◆ TASK STATEMENT
Quote the whole listing word for word. Do not include the pictures.

┄┄┄┄┄┄

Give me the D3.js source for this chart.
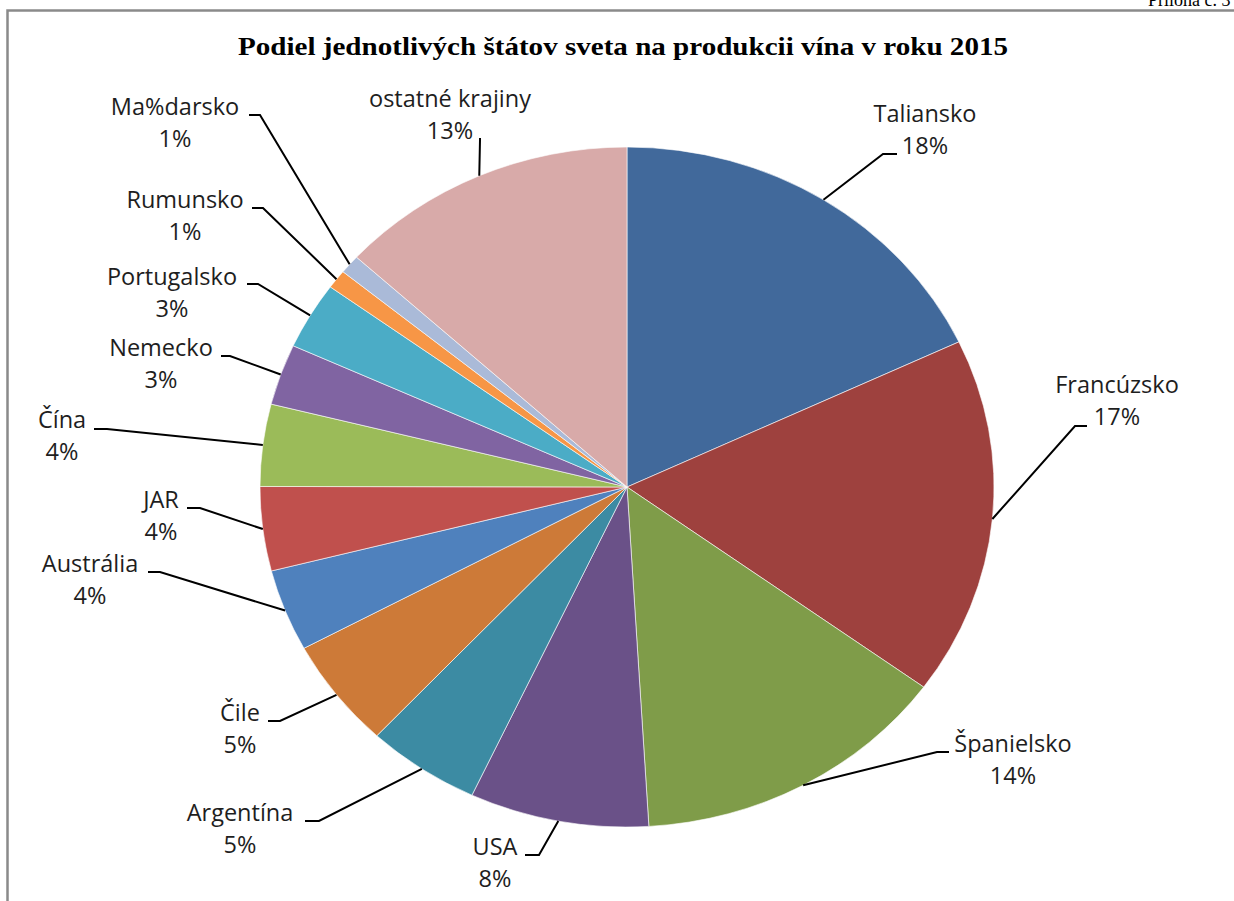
<!DOCTYPE html>
<html>
<head>
<meta charset="utf-8">
<script src="https://cdn.jsdelivr.net/npm/d3@7/dist/d3.min.js"></script>
<style>
  html, body { margin: 0; padding: 0; background: #fff; }
  svg { display: block; }
</style>
</head>
<body>
<svg id="chart" width="1234" height="901"></svg>
<script>
// ---- data ----
const countries = ["Taliansko", "Francúzsko", "Španielsko", "USA", "Argentína", "Čile", "Austrália",
                   "JAR", "Čína", "Nemecko", "Portugalsko", "Rumunsko", "Ma%darsko", "ostatné krajiny"];
const shares = [18.0, 17.05, 14.05, 7.9, 5.0, 5.2, 3.9, 4.0, 3.9, 2.9, 3.2, 0.9, 0.9, 13.2];
const colors = ["#41699B", "#9E413E", "#7F9C49", "#6A5188", "#3C8BA3", "#CD7A38", "#4F81BD",
                "#C0504D", "#9BBB59", "#8064A2", "#4BACC6", "#F79646", "#AABAD8", "#D8AAA9"];
const titleText = "Podiel jednotlivých štátov sveta na produkcii vína v roku 2015";

// ---- layout (label anchors: text centre x, first baseline y; leader bend and end) ----
const labelX = [925, 1117, 1013, 495, 240, 240, 90, 161, 62, 161, 172, 185, 175, 450];
const labelY = [122, 393, 752, 855, 821, 721, 572, 508, 428, 356, 285, 208, 115, 107];
const leaderBend = [[883,154],[1075,426],[937,752],[539,855],[319,821],[280,721],[160,572],
                    [200,508],[107,429],[230,356],[258,284],[263,208],[260,115],[480,140]];
const leaderEnd  = [[897,154],[1087,426],[949,752],[525,855],[305,821],[268,721],[148,572],
                    [187,508],[94,429],[221,356],[247,284],[252,208],[249,115],[480,138]];

const svg = d3.select("#chart");
const W = 1234, H = 901;

// frame
svg.append("path")
  .attr("d", `M7.5,${H} L7.5,10.5 L${W},10.5`)
  .attr("fill", "none").attr("stroke", "#8a8a8a").attr("stroke-width", 2.5);

// page annotation (cut off at top-right, as in the source)
svg.append("text").attr("x", 1148).attr("y", 6)
  .attr("font-family", "Liberation Serif, Times New Roman, serif").attr("font-size", 18)
  .attr("fill", "#000").text("Príloha č. 3");

// title
svg.append("text").attr("x", 623).attr("y", 55).attr("text-anchor", "middle")
  .attr("font-family", "Liberation Serif, Times New Roman, serif").attr("font-weight", "bold")
  .attr("font-size", 26).attr("textLength", 770).attr("lengthAdjust", "spacingAndGlyphs")
  .attr("fill", "#000").text(titleText);

// pie (slightly elliptic as in reference)
const cx = 627, cy = 487, rx = 367, ry = 340;
const pie = d3.pie().sort(null).value(d => d)(shares);
const arc = d3.arc().innerRadius(0).outerRadius(ry);
const total = d3.sum(shares);

const g = svg.append("g").attr("transform", `translate(${cx},${cy}) scale(${rx/ry},1)`);
g.selectAll("path.slice").data(pie).join("path")
  .attr("class", "slice")
  .attr("d", arc)
  .attr("fill", (d, i) => colors[i])
  .attr("stroke", "#ffffff").attr("stroke-width", 0.6)
  .attr("vector-effect", "non-scaling-stroke");

// leaders
pie.forEach((d, i) => {
  const a = (d.startAngle + d.endAngle) / 2;
  const sx = cx + rx * Math.sin(a), sy = cy - ry * Math.cos(a);
  svg.append("path")
    .attr("d", d3.line()([[sx, sy], leaderBend[i], leaderEnd[i]]))
    .attr("fill", "none").attr("stroke", "#000").attr("stroke-width", 2);
});

// labels
const fmt = v => Math.round(v / total * 100) + "%";
pie.forEach((d, i) => {
  const t = svg.append("text")
    .attr("text-anchor", "middle")
    .attr("font-family", "Open Sans, sans-serif").attr("font-size", 23.5)
    .attr("fill", "#1e1e1e");
  t.append("tspan").attr("x", labelX[i]).attr("y", labelY[i]).text(countries[i]);
  t.append("tspan").attr("x", labelX[i]).attr("y", labelY[i] + 32).text(fmt(d.value));
});
</script>
</body>
</html>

┄┄┄┄┄┄

◆ SOLUTION TO THIS EXERCISE
Give me the D3.js source for this chart.
<!DOCTYPE html>
<html>
<head>
<meta charset="utf-8">
<script src="https://cdn.jsdelivr.net/npm/d3@7/dist/d3.min.js"></script>
<style>
  html, body { margin: 0; padding: 0; background: #fff; }
  svg { display: block; }
</style>
</head>
<body>
<svg id="chart" width="1234" height="901"></svg>
<script>
// ---- data ----
const countries = ["Taliansko", "Francúzsko", "Španielsko", "USA", "Argentína", "Čile", "Austrália",
                   "JAR", "Čína", "Nemecko", "Portugalsko", "Rumunsko", "Ma%darsko", "ostatné krajiny"];
const shares = [18.0, 17.05, 14.05, 7.9, 5.0, 5.2, 3.9, 4.0, 3.9, 2.9, 3.2, 0.9, 0.9, 13.2];
const colors = ["#41699B", "#9E413E", "#7F9C49", "#6A5188", "#3C8BA3", "#CD7A38", "#4F81BD",
                "#C0504D", "#9BBB59", "#8064A2", "#4BACC6", "#F79646", "#AABAD8", "#D8AAA9"];
const titleText = "Podiel jednotlivých štátov sveta na produkcii vína v roku 2015";

// ---- layout (label anchors: text centre x, first baseline y; leader bend and end) ----
const labelX = [925, 1117, 1013, 495, 240, 240, 90, 161, 62, 161, 172, 185, 175, 450];
const labelY = [122, 393, 752, 855, 821, 721, 572, 508, 428, 356, 285, 208, 115, 107];
const leaderBend = [[883,154],[1075,426],[937,752],[539,855],[319,821],[280,721],[160,572],
                    [200,508],[107,429],[230,356],[258,284],[263,208],[260,115],[480,140]];
const leaderEnd  = [[897,154],[1087,426],[949,752],[525,855],[305,821],[268,721],[148,572],
                    [187,508],[94,429],[221,356],[247,284],[252,208],[249,115],[480,138]];

const svg = d3.select("#chart");
const W = 1234, H = 901;

// frame
svg.append("path")
  .attr("d", `M7.5,${H} L7.5,10.5 L${W},10.5`)
  .attr("fill", "none").attr("stroke", "#8a8a8a").attr("stroke-width", 2.5);

// page annotation (cut off at top-right, as in the source)
svg.append("text").attr("x", 1148).attr("y", 6)
  .attr("font-family", "Liberation Serif, Times New Roman, serif").attr("font-size", 18)
  .attr("fill", "#000").text("Príloha č. 3");

// title
svg.append("text").attr("x", 623).attr("y", 55).attr("text-anchor", "middle")
  .attr("font-family", "Liberation Serif, Times New Roman, serif").attr("font-weight", "bold")
  .attr("font-size", 26).attr("textLength", 770).attr("lengthAdjust", "spacingAndGlyphs")
  .attr("fill", "#000").text(titleText);

// pie (slightly elliptic as in reference)
const cx = 627, cy = 487, rx = 367, ry = 340;
const pie = d3.pie().sort(null).value(d => d)(shares);
const arc = d3.arc().innerRadius(0).outerRadius(ry);
const total = d3.sum(shares);

const g = svg.append("g").attr("transform", `translate(${cx},${cy}) scale(${rx/ry},1)`);
g.selectAll("path.slice").data(pie).join("path")
  .attr("class", "slice")
  .attr("d", arc)
  .attr("fill", (d, i) => colors[i])
  .attr("stroke", "#ffffff").attr("stroke-width", 0.6)
  .attr("vector-effect", "non-scaling-stroke");

// leaders
pie.forEach((d, i) => {
  const a = (d.startAngle + d.endAngle) / 2;
  const sx = cx + rx * Math.sin(a), sy = cy - ry * Math.cos(a);
  svg.append("path")
    .attr("d", d3.line()([[sx, sy], leaderBend[i], leaderEnd[i]]))
    .attr("fill", "none").attr("stroke", "#000").attr("stroke-width", 2);
});

// labels
const fmt = v => Math.round(v / total * 100) + "%";
pie.forEach((d, i) => {
  const t = svg.append("text")
    .attr("text-anchor", "middle")
    .attr("font-family", "Open Sans, sans-serif").attr("font-size", 23.5)
    .attr("fill", "#1e1e1e");
  t.append("tspan").attr("x", labelX[i]).attr("y", labelY[i]).text(countries[i]);
  t.append("tspan").attr("x", labelX[i]).attr("y", labelY[i] + 32).text(fmt(d.value));
});
</script>
</body>
</html>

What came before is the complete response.